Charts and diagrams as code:
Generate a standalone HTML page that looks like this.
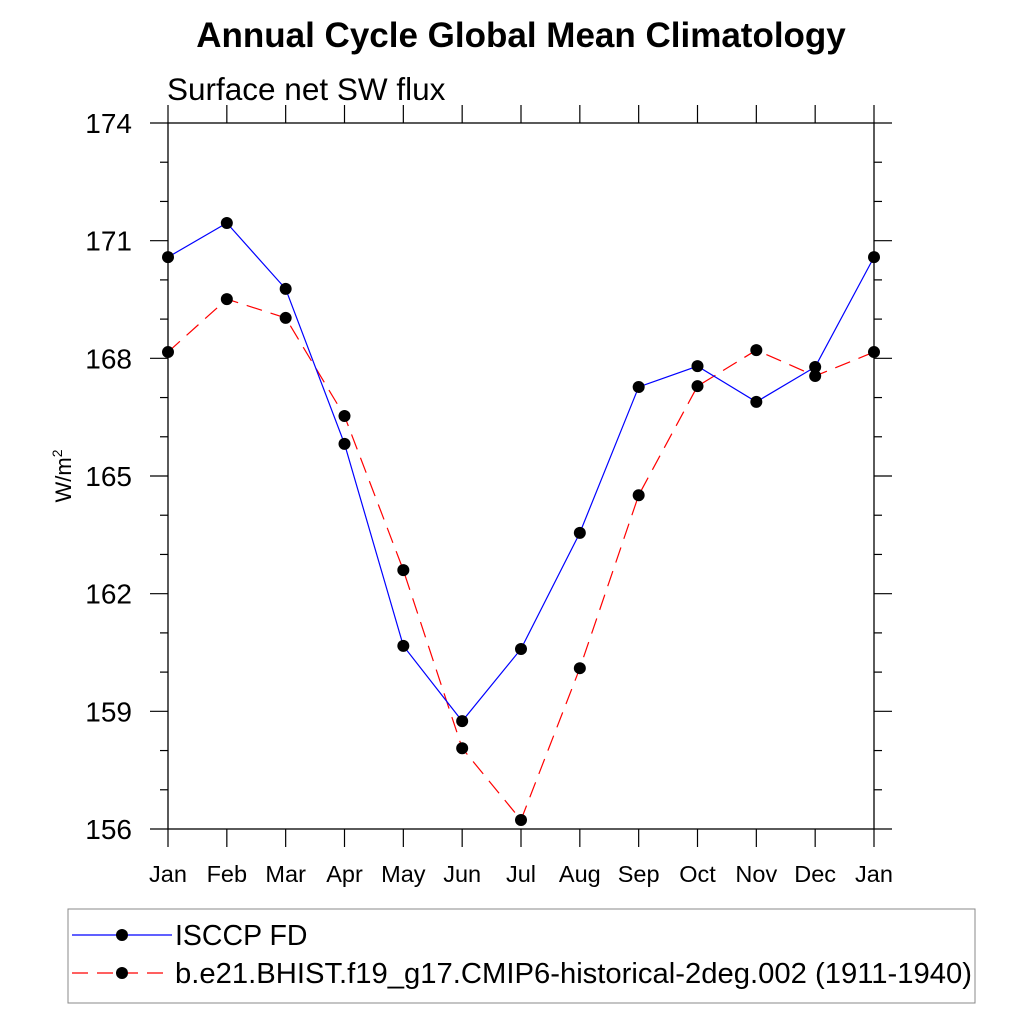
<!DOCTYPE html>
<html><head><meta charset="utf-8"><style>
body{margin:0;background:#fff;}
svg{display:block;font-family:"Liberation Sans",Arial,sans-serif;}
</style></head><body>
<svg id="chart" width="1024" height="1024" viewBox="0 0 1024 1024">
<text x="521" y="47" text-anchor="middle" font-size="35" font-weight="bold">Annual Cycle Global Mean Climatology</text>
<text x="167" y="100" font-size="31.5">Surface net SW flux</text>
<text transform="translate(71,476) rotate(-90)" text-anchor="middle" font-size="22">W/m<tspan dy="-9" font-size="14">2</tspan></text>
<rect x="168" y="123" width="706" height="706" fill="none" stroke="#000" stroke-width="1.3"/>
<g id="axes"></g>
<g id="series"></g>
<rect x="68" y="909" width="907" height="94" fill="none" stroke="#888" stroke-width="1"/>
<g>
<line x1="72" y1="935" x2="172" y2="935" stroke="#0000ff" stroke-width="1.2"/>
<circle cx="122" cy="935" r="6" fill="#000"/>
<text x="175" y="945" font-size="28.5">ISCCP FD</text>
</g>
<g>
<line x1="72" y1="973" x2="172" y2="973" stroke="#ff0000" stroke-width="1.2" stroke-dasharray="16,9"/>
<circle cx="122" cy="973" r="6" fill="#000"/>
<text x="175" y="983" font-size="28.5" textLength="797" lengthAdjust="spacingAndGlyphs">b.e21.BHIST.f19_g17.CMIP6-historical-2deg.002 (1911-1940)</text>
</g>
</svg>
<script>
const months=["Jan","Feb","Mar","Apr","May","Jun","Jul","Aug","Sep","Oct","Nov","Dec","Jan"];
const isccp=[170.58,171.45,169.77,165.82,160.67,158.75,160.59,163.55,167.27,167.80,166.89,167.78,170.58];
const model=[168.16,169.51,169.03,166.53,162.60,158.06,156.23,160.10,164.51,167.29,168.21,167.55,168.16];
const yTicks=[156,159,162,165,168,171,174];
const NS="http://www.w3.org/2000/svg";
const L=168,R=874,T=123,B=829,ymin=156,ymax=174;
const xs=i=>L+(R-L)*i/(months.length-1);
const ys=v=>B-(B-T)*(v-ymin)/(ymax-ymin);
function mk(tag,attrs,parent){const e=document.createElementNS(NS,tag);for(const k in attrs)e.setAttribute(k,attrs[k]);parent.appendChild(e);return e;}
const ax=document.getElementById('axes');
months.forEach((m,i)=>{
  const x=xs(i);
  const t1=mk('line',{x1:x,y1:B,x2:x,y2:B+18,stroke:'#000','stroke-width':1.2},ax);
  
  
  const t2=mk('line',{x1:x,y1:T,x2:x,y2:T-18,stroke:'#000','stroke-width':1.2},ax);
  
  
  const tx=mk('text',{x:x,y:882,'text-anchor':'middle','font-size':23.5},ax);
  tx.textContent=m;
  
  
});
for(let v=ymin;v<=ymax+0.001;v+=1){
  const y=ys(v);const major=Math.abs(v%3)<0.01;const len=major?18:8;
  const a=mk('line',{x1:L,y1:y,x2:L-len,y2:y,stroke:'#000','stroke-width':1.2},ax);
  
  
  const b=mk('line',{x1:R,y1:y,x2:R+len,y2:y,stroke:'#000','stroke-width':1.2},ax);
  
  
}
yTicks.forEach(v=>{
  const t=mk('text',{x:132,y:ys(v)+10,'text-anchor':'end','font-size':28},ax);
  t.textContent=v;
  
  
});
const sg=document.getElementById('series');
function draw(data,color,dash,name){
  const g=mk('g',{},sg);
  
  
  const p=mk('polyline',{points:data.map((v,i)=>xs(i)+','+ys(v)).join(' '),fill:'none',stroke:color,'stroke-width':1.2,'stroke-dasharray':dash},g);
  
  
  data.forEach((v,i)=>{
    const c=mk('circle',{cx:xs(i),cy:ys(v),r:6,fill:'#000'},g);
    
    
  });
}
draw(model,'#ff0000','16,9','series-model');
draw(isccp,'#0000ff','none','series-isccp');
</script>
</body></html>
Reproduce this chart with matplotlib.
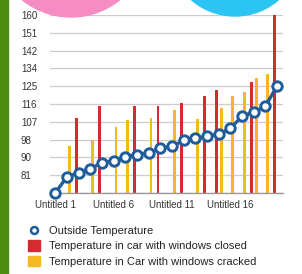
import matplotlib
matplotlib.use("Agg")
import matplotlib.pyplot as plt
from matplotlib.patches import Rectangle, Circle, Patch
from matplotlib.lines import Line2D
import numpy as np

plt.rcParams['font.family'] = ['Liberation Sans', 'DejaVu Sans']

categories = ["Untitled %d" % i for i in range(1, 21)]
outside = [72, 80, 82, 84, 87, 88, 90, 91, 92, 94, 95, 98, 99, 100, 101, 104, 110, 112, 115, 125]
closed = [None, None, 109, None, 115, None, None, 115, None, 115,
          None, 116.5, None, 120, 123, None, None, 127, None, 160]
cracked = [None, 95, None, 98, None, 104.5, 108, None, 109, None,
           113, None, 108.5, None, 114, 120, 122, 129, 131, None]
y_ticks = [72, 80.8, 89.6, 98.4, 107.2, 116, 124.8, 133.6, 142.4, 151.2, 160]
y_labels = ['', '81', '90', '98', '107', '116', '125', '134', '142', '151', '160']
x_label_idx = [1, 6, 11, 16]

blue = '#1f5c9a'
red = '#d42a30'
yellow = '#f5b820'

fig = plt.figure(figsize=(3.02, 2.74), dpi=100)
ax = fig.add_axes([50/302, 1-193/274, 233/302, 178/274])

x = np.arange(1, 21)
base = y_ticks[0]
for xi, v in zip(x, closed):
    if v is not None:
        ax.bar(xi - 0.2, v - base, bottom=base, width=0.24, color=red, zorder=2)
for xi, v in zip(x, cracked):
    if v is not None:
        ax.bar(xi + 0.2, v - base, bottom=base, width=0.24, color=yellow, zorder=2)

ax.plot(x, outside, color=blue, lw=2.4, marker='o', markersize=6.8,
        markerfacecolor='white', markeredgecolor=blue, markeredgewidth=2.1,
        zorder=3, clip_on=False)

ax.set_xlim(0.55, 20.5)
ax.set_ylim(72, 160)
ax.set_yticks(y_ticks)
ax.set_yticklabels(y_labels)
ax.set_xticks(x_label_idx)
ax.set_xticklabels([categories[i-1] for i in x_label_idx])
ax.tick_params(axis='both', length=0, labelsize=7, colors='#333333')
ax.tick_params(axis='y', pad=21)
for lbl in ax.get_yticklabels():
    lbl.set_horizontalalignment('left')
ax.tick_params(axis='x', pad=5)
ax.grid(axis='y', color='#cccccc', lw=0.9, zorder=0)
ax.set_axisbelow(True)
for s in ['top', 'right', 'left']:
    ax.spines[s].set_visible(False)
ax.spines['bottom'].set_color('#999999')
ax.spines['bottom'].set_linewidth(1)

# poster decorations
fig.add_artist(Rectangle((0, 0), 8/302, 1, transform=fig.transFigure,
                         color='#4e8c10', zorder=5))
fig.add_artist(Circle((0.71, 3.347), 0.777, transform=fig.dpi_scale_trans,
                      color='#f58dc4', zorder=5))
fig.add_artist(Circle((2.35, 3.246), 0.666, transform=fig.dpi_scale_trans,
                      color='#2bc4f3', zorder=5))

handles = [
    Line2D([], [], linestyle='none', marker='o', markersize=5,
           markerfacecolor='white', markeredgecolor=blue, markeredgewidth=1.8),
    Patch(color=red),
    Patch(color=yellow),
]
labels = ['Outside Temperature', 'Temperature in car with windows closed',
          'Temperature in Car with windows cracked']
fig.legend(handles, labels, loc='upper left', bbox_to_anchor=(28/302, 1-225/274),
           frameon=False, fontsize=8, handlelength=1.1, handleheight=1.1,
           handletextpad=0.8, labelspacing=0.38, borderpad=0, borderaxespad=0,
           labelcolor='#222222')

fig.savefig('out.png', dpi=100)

Brief –
In the entries above, find the line that contains "Reproduce this chart with matplotlib." and the line that contains "plt.rcParams['font.family'] = ['Liberation". Reproduce exactly those two lines and every line between them, but not the pictures.

Exercise result –
Reproduce this chart with matplotlib.
import matplotlib
matplotlib.use("Agg")
import matplotlib.pyplot as plt
from matplotlib.patches import Rectangle, Circle, Patch
from matplotlib.lines import Line2D
import numpy as np

plt.rcParams['font.family'] = ['Liberation Sans', 'DejaVu Sans']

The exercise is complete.